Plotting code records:

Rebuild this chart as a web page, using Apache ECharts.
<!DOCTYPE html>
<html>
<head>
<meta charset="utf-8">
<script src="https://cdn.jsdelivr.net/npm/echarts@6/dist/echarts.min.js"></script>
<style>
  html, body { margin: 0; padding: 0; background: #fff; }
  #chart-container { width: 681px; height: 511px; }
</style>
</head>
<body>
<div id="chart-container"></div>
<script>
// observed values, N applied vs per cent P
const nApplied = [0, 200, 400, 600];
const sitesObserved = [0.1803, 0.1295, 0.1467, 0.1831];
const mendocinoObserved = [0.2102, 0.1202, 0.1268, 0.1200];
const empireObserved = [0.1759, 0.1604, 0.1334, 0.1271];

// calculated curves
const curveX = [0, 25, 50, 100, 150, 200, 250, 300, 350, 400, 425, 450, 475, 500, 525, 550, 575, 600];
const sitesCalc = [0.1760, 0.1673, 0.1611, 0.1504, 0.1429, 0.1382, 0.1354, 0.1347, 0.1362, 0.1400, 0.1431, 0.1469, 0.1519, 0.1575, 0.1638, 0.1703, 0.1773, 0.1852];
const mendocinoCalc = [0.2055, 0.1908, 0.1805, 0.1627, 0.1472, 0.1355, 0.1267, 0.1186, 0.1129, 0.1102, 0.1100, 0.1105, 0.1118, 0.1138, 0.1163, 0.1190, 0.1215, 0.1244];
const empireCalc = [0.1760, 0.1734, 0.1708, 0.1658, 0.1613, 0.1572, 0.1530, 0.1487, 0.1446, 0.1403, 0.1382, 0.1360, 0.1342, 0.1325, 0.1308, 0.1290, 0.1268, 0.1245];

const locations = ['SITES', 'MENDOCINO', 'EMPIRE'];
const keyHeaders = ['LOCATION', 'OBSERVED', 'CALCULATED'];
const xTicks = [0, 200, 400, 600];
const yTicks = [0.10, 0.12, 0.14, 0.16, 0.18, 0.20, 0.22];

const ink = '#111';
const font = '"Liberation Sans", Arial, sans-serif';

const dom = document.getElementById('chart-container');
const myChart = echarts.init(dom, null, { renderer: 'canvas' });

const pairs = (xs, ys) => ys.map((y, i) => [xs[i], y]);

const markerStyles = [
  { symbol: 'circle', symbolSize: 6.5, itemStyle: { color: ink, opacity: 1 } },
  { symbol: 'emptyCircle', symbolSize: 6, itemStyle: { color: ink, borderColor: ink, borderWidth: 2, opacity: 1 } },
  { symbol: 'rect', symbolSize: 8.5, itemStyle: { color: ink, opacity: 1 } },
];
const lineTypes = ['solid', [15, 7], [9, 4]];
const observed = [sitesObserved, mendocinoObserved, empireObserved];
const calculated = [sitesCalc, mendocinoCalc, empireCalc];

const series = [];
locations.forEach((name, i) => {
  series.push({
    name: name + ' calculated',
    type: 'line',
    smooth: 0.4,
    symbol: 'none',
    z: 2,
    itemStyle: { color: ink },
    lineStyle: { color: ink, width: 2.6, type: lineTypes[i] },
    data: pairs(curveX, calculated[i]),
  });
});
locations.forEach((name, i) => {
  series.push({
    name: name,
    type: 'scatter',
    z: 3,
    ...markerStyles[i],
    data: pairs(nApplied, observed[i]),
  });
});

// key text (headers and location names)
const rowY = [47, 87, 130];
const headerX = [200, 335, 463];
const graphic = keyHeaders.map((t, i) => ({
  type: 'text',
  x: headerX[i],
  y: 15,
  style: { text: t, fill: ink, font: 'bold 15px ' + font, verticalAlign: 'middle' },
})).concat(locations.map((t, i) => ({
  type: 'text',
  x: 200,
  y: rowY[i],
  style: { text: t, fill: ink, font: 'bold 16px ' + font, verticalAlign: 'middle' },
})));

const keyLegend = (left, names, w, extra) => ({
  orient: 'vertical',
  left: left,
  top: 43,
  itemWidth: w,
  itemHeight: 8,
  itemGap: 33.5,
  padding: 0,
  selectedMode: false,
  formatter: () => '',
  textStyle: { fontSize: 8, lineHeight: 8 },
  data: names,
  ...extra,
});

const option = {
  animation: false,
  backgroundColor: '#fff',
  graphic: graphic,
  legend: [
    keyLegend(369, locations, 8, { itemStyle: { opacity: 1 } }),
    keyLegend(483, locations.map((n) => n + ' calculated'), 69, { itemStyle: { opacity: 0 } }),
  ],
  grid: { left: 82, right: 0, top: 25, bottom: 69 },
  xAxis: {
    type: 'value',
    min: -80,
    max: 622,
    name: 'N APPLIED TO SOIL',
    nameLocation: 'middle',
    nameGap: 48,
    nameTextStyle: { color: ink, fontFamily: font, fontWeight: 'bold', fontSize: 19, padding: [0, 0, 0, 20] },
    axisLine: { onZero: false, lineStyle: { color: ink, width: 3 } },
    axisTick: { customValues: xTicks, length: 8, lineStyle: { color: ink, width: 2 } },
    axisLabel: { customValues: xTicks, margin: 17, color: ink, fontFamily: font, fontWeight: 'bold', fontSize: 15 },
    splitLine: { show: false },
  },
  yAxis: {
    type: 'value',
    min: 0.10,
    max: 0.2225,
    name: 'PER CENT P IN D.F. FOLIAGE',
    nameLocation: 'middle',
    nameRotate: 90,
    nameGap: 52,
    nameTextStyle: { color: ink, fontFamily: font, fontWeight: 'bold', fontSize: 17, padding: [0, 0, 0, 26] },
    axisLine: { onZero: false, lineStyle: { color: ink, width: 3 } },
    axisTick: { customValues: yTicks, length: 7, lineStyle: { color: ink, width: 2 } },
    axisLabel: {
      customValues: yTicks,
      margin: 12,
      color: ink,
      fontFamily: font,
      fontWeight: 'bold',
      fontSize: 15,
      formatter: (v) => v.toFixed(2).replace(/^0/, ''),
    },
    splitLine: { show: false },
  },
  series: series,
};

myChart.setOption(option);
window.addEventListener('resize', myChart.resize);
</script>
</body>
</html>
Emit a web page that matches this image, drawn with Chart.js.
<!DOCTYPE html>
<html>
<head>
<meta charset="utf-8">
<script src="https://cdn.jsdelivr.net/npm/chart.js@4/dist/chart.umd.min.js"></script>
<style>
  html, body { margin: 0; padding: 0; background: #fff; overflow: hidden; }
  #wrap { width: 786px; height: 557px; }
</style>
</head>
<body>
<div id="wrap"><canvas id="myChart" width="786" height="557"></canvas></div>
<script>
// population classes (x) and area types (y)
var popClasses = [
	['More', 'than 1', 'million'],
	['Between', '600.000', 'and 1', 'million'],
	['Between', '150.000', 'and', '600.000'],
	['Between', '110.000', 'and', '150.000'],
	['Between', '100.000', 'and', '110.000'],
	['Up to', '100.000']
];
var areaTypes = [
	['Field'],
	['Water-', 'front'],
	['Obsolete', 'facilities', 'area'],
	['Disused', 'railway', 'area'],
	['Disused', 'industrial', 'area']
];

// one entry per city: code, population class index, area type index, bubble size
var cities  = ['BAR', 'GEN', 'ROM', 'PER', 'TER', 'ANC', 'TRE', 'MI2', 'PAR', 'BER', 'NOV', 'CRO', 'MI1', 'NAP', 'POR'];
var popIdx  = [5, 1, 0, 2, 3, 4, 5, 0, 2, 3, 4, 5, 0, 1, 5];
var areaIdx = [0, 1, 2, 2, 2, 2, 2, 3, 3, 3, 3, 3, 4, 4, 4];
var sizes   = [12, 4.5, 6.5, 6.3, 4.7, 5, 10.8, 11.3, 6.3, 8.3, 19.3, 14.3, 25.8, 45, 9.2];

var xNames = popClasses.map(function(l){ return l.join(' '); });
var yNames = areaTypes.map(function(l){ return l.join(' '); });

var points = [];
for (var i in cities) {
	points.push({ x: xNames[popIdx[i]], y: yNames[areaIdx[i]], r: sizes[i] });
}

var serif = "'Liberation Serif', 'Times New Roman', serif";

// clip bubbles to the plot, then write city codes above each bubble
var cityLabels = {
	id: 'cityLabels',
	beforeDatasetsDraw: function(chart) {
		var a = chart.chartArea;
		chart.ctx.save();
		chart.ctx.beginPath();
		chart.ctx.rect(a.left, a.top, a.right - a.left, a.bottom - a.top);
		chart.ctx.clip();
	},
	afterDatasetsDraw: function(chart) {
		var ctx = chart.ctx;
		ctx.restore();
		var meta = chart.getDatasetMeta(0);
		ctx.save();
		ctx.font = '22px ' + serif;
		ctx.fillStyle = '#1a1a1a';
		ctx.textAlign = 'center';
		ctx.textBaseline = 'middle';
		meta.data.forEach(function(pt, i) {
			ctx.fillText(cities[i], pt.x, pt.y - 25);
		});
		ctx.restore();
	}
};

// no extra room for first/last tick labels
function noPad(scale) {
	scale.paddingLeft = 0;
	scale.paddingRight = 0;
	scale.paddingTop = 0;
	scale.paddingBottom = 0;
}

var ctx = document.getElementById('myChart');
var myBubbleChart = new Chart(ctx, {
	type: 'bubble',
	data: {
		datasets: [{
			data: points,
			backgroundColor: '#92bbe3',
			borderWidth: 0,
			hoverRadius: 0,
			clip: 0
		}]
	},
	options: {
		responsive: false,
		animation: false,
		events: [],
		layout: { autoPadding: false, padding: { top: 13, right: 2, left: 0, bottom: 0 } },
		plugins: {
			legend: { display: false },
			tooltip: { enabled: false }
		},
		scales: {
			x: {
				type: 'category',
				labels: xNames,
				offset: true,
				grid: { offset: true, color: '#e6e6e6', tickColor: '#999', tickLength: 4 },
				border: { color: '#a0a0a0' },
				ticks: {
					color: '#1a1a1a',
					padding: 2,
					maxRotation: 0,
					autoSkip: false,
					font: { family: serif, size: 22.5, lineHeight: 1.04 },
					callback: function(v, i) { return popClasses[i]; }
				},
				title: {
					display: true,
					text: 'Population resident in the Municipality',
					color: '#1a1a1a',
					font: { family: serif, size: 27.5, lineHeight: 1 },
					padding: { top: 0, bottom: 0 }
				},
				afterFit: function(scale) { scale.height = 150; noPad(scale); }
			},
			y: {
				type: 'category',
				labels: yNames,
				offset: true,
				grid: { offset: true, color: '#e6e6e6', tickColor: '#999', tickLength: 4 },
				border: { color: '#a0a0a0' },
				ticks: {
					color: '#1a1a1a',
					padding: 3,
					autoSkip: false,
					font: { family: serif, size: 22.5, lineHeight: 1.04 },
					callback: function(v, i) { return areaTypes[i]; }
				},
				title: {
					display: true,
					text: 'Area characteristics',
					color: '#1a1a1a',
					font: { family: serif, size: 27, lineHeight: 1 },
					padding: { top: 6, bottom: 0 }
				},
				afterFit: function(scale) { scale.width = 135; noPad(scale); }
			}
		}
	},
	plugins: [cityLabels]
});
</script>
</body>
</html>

## Problem details
Your output should consist solely of the lines from the beginning of the entries through the line containing "const empireObserved = [0.1759, 0.1604, 0.1334, 0.1271];", reproduced exactly.

## Reply to the task
Rebuild this chart as a web page, using Apache ECharts.
<!DOCTYPE html>
<html>
<head>
<meta charset="utf-8">
<script src="https://cdn.jsdelivr.net/npm/echarts@6/dist/echarts.min.js"></script>
<style>
  html, body { margin: 0; padding: 0; background: #fff; }
  #chart-container { width: 681px; height: 511px; }
</style>
</head>
<body>
<div id="chart-container"></div>
<script>
// observed values, N applied vs per cent P
const nApplied = [0, 200, 400, 600];
const sitesObserved = [0.1803, 0.1295, 0.1467, 0.1831];
const mendocinoObserved = [0.2102, 0.1202, 0.1268, 0.1200];
const empireObserved = [0.1759, 0.1604, 0.1334, 0.1271];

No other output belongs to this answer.